Opposition activists likened Shaveddinov’s treatment to the way in which Tsarist Russia and the former Soviet Union sent political opponents to far-off corners of what is the world’s largest country by territory.
Shaveddinov was part of Navalny’s unsuccessful campaign to run against Vladimir Putin for the presidency in 2018, worked as a TV presenter for Navalny’s online channel, and helped manage projects at Navalny’s foundation which specializes in publishing corruption investigations into state officials and managers.
Valentina Melnikova, head of the Union of Soldiers’ Mothers’ Committees, told Reuters she had serious doubts about the way Shaveddinov had been treated.
“This is definitely illegal,” she said.
But Colonel Maxim Loktev, the deputy military commissar for Moscow, told the TASS news agency that Shaveddinov had dodged mandatory conscription for a long time and that a court on Monday had ruled his conscription legal.

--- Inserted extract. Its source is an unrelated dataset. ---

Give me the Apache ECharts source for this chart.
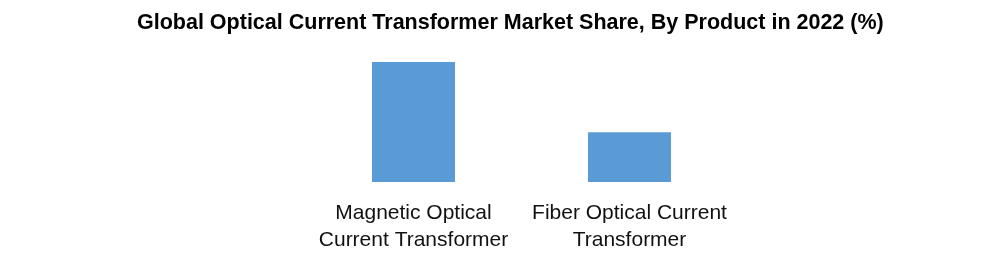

One year’s military service is mandatory in Russia for all male citizens aged 18–27, with some narrow exceptions.
Kremlin spokesman Dmitry Peskov said Shaveddinov’s treatment looked legal if he’d been a draft dodger.
“If he evaded conscription, he broke the relevant law of the Russian Federation,” said Peskov. “If he dodged conscription and was conscripted in this way then everything was done strictly in accordance with the law.”